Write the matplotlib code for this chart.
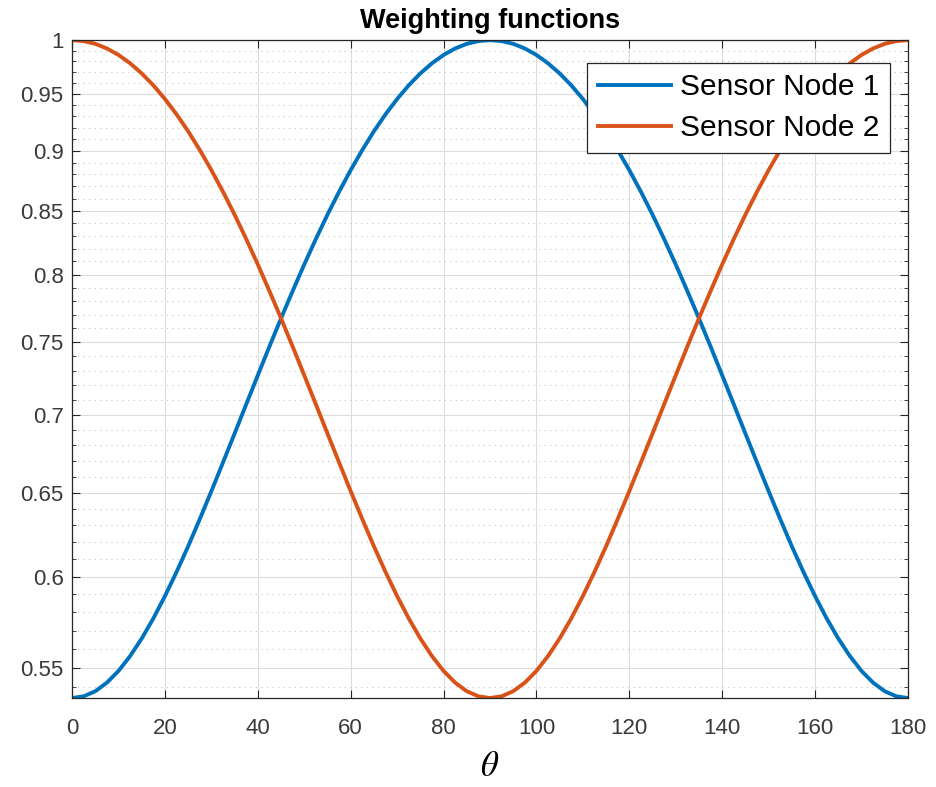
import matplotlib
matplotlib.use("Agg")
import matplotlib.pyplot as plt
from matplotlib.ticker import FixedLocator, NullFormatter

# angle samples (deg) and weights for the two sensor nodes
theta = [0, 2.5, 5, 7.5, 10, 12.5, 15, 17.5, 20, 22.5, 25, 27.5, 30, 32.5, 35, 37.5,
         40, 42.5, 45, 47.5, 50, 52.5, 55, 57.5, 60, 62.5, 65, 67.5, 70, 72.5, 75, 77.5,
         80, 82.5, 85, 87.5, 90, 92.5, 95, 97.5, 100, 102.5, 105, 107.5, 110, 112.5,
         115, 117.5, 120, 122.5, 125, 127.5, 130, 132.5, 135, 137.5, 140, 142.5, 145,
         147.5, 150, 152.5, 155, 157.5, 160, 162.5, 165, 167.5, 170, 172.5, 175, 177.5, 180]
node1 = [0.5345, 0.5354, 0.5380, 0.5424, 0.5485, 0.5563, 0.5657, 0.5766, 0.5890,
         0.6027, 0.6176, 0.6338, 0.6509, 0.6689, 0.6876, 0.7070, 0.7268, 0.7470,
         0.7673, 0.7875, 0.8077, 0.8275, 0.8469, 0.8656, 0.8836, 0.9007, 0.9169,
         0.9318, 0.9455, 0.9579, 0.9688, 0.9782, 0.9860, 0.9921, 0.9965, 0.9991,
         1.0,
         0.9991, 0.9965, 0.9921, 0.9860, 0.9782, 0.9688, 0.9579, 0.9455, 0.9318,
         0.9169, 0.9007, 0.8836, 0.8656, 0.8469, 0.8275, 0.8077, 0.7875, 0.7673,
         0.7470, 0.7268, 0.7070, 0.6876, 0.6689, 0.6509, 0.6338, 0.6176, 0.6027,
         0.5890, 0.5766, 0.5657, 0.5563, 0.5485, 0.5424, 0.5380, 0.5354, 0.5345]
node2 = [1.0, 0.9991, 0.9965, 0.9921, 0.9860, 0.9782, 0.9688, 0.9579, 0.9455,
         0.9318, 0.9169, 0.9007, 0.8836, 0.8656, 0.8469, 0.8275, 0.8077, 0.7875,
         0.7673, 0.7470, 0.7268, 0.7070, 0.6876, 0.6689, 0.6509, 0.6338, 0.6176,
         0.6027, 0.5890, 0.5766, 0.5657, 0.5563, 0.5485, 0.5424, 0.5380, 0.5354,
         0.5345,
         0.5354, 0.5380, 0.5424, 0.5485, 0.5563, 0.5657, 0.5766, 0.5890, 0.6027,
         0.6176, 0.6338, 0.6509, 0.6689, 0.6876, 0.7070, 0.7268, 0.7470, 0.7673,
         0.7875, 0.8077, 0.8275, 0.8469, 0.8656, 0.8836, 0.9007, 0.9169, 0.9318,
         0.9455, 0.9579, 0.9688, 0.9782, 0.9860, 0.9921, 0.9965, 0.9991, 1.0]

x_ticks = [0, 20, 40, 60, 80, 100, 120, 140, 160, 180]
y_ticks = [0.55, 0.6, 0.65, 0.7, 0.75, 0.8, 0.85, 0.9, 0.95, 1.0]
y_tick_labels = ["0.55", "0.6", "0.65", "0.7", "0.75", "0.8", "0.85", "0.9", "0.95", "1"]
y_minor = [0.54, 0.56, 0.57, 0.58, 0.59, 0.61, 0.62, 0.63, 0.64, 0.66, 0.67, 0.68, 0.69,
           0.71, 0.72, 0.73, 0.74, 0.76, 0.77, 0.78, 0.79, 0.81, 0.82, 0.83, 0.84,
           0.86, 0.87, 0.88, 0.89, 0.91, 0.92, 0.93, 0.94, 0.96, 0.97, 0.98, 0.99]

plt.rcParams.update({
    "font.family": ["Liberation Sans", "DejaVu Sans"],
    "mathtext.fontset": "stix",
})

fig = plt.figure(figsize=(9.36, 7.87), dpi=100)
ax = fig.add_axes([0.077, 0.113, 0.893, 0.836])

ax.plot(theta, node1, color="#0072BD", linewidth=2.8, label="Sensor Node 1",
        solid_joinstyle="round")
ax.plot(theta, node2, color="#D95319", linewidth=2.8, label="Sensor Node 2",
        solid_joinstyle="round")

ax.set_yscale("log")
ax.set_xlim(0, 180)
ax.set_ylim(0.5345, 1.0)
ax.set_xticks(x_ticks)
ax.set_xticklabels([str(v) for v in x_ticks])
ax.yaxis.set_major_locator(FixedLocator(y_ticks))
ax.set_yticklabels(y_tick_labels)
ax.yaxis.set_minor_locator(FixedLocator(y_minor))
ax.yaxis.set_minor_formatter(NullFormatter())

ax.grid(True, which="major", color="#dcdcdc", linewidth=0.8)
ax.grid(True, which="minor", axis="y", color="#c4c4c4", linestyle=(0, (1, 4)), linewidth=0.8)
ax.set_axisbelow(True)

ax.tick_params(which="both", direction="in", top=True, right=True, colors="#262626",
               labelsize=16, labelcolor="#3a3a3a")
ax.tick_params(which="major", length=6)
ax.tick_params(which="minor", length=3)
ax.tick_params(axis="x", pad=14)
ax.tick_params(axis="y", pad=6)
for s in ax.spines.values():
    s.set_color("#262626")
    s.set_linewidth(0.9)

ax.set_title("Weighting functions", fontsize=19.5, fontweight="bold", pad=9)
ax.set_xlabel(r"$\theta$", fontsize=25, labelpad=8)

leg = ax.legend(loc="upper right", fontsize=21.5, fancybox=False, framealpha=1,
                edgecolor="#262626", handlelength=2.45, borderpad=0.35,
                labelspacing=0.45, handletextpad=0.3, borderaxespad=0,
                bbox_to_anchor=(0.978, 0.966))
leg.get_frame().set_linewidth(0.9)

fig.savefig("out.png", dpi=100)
· · · · · · ·
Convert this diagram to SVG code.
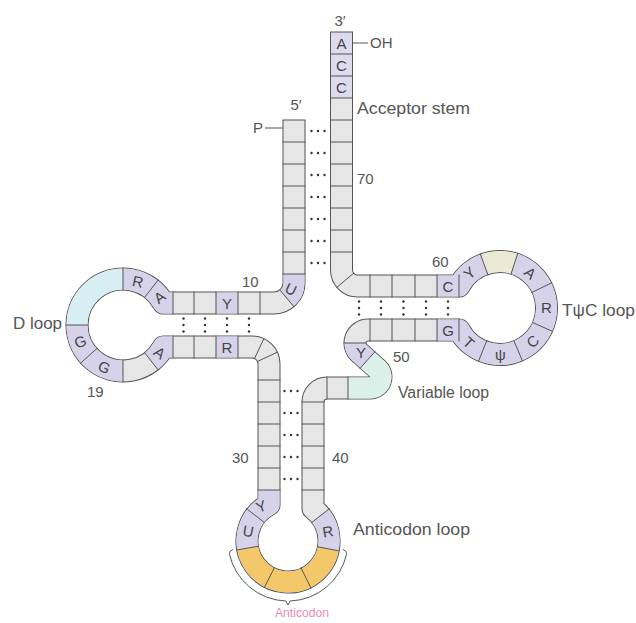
· · · · · · ·
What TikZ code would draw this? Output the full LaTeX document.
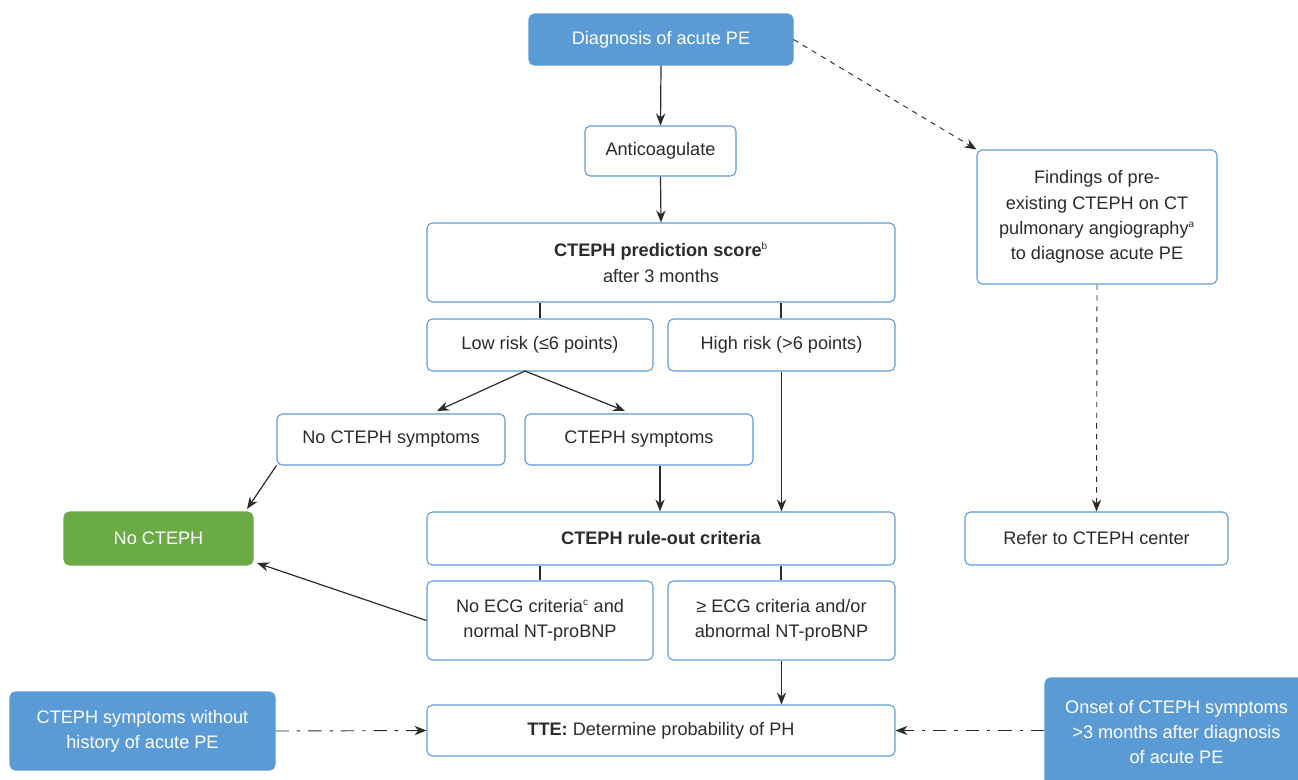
· · · · · · ·
Omit all pictures, then copy the lines between the ones holding "Write the matplotlib code for this chart." and "from matplotlib.ticker import", inclusive.

Write the matplotlib code for this chart.
import matplotlib
matplotlib.use("Agg")
import matplotlib.pyplot as plt
from matplotlib.ticker import FixedLocator, NullFormatter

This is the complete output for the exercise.